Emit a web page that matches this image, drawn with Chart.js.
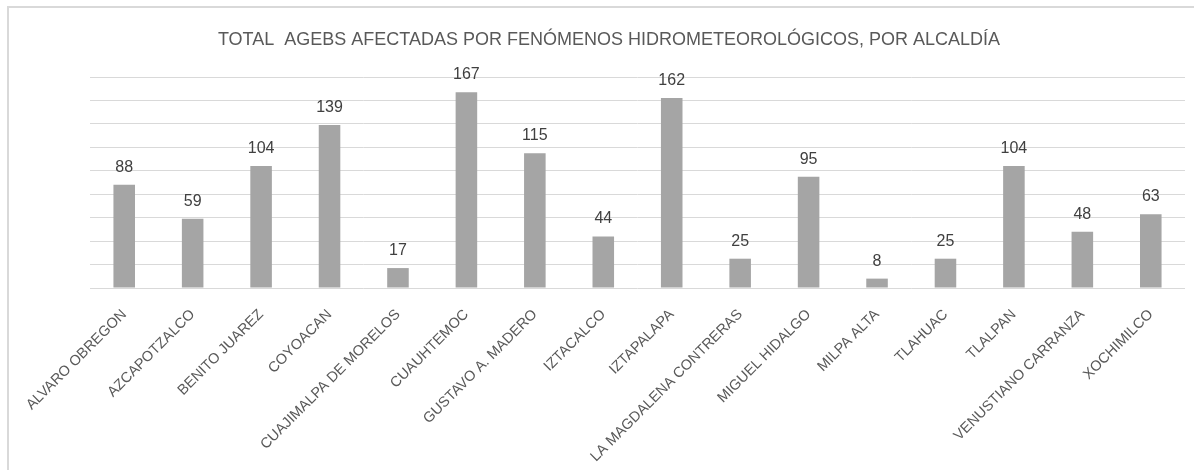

---

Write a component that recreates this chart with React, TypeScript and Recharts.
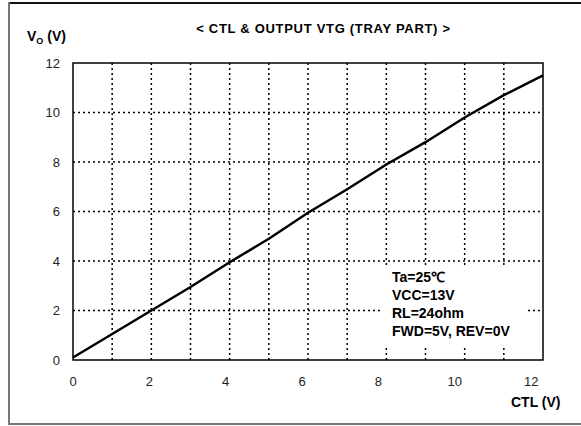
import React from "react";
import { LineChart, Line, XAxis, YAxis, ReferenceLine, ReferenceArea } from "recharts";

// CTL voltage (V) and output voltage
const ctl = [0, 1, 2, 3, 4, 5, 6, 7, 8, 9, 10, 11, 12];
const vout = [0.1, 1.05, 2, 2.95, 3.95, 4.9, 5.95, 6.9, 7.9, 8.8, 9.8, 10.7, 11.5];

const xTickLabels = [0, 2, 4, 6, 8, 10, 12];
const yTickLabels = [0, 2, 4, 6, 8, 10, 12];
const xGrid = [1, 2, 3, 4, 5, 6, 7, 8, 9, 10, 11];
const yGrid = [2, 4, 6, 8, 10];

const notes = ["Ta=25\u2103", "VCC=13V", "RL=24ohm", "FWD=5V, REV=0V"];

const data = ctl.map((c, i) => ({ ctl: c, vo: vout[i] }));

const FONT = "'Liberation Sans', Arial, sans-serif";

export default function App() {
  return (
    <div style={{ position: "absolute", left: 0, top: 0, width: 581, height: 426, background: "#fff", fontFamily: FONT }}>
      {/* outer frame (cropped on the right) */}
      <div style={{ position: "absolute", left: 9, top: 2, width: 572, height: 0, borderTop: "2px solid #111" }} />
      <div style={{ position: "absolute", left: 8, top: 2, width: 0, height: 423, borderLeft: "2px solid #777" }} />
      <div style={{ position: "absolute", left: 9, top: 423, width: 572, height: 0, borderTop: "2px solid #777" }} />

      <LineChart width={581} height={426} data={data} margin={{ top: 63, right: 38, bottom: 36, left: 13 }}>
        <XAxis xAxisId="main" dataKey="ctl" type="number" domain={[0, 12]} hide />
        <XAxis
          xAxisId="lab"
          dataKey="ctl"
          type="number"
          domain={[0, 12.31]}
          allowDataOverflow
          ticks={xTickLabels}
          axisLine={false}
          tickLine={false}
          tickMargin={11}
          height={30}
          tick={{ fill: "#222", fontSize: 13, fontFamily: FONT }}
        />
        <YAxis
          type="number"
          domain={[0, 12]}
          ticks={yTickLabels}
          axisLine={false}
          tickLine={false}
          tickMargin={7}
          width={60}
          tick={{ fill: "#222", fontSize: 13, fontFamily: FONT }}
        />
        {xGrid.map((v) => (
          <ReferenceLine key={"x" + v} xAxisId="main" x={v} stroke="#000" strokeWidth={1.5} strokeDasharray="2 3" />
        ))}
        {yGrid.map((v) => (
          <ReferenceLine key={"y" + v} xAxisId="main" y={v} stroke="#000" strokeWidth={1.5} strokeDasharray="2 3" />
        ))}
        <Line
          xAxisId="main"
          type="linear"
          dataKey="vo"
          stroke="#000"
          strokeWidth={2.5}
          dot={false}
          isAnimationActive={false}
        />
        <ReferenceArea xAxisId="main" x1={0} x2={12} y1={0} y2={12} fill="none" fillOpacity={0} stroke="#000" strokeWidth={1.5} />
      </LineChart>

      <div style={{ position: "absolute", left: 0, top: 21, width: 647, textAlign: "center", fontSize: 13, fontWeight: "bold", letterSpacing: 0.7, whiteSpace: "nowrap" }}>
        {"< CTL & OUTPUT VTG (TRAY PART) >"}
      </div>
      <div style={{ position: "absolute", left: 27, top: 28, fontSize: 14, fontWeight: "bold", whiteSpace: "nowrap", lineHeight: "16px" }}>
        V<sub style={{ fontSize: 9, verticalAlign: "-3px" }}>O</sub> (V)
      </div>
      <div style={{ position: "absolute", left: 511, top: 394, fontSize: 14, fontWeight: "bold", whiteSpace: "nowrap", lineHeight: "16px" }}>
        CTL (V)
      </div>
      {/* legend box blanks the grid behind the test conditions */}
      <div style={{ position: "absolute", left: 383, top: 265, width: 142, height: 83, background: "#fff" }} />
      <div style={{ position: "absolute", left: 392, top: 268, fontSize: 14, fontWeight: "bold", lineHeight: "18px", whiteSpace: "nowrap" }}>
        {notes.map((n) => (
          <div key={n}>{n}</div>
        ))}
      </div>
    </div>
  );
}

--

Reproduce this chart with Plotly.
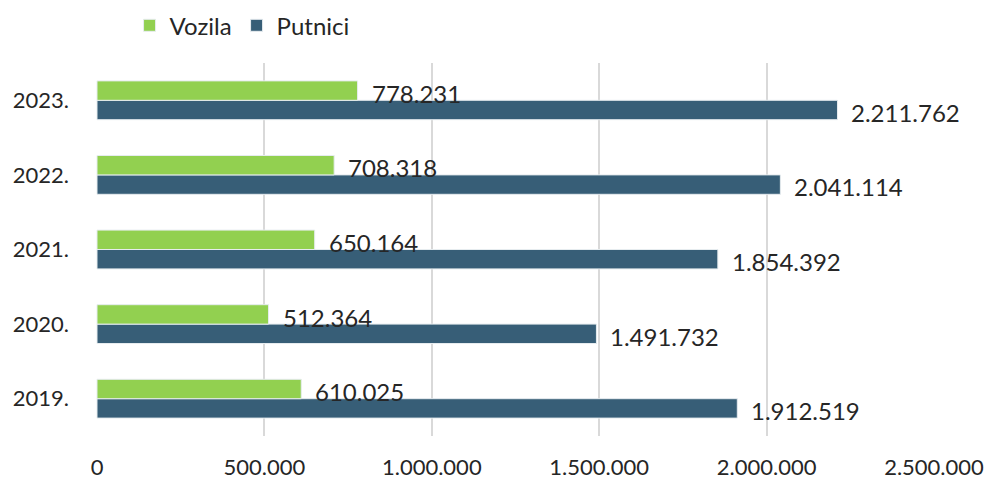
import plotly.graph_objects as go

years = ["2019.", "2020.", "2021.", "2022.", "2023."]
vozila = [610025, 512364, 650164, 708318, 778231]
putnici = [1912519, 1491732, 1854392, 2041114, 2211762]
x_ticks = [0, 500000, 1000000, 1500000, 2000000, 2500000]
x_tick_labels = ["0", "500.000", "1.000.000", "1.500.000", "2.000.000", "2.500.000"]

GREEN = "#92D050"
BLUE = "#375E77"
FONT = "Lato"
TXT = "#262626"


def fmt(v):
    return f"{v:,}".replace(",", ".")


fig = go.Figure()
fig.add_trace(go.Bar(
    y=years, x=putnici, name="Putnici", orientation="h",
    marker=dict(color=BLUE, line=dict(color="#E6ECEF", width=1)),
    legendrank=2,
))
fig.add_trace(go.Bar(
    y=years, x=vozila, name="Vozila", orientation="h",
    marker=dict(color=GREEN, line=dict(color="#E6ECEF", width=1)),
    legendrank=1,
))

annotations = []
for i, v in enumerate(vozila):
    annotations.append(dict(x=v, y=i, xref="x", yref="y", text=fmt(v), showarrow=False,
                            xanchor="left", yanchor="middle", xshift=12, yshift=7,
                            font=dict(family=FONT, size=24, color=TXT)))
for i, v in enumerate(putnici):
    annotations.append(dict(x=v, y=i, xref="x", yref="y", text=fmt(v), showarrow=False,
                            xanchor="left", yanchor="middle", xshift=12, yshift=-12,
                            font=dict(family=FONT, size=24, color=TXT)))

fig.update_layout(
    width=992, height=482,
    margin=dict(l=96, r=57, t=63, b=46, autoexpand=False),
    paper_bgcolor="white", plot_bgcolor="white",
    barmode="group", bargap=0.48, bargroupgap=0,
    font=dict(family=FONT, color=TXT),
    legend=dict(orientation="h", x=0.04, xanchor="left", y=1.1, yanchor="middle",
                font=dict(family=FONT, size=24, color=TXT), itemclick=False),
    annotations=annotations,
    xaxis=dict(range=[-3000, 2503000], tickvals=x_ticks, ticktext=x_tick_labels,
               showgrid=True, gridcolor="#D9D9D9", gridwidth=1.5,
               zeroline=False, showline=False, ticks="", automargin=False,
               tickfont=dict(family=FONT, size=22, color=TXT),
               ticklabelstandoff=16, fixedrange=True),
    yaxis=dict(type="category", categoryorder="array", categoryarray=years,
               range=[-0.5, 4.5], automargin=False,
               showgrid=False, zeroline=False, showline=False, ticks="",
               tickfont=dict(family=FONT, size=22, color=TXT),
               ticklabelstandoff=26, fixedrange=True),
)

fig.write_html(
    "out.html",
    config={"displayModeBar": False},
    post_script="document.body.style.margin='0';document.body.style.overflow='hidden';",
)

WORK INSTRUCTIONS — Filter the entries down to the lines containing "this". Copy each of those lines.

EXPECTED ANSWER —
Emit a web page that matches this image, drawn with Chart.js.
Write a component that recreates this chart with React, TypeScript and Recharts.
Reproduce this chart with Plotly.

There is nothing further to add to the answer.